GOAL: Sort through the data and copy the lines holding the word "this".

[Records from a collection]
---*---

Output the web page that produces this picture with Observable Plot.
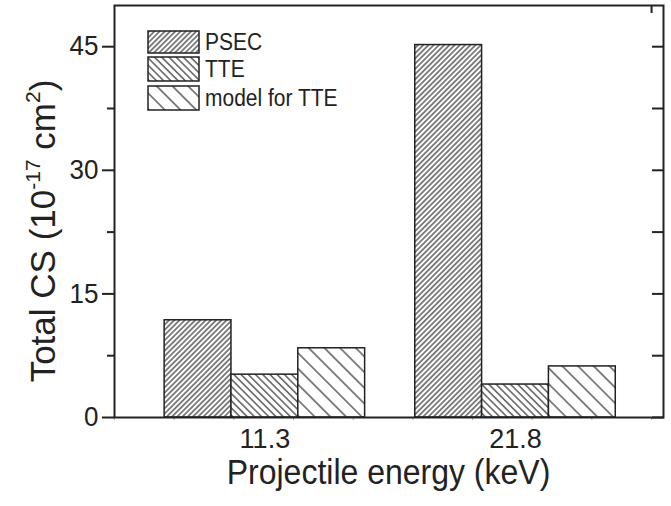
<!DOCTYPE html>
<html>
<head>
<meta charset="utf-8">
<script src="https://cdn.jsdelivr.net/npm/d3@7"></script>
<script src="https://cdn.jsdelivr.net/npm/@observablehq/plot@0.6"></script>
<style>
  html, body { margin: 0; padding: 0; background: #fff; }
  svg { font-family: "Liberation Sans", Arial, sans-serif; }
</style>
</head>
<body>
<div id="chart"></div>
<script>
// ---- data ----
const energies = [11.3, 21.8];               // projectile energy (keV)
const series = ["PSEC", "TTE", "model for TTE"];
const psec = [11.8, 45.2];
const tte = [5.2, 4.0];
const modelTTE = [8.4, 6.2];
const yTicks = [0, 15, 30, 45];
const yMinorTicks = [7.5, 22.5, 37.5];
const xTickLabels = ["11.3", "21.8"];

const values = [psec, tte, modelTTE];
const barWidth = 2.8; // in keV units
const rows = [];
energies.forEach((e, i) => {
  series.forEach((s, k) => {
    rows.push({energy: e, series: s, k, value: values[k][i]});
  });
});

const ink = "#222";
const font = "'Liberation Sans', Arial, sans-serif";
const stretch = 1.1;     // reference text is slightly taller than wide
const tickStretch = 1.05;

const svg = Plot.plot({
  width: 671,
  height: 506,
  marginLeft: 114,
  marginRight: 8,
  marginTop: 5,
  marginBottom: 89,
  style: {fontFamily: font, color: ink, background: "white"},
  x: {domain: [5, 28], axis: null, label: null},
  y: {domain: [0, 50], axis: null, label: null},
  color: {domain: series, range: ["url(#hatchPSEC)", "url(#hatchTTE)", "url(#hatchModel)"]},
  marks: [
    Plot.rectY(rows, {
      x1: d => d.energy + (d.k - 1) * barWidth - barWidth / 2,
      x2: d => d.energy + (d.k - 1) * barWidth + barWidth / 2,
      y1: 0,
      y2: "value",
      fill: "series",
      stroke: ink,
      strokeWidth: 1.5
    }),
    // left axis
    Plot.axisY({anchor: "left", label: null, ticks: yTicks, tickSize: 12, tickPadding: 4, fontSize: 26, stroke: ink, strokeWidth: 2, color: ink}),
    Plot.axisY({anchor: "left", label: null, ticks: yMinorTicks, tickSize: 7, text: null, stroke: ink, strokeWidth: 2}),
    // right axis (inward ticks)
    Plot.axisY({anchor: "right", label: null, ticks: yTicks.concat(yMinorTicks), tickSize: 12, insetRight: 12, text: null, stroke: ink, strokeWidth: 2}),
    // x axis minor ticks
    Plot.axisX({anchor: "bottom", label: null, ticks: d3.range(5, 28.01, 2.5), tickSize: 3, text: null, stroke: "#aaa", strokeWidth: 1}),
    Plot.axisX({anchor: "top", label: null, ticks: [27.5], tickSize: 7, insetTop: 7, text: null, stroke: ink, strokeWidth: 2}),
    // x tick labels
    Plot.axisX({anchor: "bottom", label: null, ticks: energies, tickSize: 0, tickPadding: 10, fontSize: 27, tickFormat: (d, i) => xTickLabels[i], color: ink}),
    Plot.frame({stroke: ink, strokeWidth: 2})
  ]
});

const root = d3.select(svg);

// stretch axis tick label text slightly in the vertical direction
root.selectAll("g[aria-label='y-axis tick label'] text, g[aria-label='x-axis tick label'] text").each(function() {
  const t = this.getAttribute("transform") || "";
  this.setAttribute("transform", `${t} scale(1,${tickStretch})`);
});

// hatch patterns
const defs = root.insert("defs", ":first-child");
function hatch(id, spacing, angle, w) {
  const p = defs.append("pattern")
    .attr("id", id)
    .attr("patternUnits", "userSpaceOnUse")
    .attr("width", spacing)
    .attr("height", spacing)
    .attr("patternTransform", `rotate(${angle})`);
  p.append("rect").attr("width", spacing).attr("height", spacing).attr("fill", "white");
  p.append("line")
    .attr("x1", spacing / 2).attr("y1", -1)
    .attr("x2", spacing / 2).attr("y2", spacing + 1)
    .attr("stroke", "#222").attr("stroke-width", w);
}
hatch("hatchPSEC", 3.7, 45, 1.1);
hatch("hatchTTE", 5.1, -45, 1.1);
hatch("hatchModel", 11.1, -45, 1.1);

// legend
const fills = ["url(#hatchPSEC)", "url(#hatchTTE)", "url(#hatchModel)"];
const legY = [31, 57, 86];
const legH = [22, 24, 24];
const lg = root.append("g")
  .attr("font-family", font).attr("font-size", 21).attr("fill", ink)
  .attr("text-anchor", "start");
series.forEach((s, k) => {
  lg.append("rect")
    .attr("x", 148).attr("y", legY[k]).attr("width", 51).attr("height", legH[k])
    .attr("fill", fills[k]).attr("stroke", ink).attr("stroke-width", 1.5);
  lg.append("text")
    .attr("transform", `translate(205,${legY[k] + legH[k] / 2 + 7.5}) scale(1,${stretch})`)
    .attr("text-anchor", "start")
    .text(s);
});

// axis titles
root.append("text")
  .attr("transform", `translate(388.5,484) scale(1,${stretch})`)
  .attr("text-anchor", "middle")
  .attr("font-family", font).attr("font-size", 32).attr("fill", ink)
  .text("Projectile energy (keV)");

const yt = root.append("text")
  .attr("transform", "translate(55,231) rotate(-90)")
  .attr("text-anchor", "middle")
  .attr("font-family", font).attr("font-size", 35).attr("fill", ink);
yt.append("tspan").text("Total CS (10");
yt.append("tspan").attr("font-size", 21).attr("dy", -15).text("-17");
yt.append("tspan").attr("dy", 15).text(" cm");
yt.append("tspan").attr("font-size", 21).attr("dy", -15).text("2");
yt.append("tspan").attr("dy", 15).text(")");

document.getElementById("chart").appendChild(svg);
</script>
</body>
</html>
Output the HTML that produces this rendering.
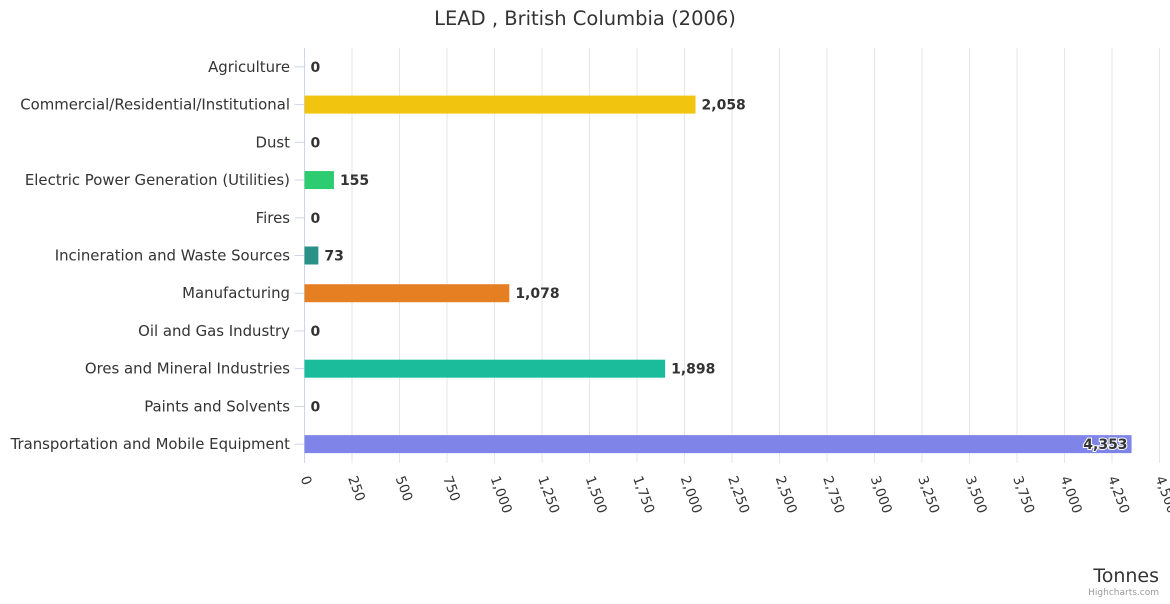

---*---

SOLUTION TO THE EXERCISE:
Output the web page that produces this picture with Observable Plot.
  const t = this.getAttribute("transform") || "";
  this.setAttribute("transform", `${t} scale(1,${tickStretch})`);
Output the HTML that produces this rendering.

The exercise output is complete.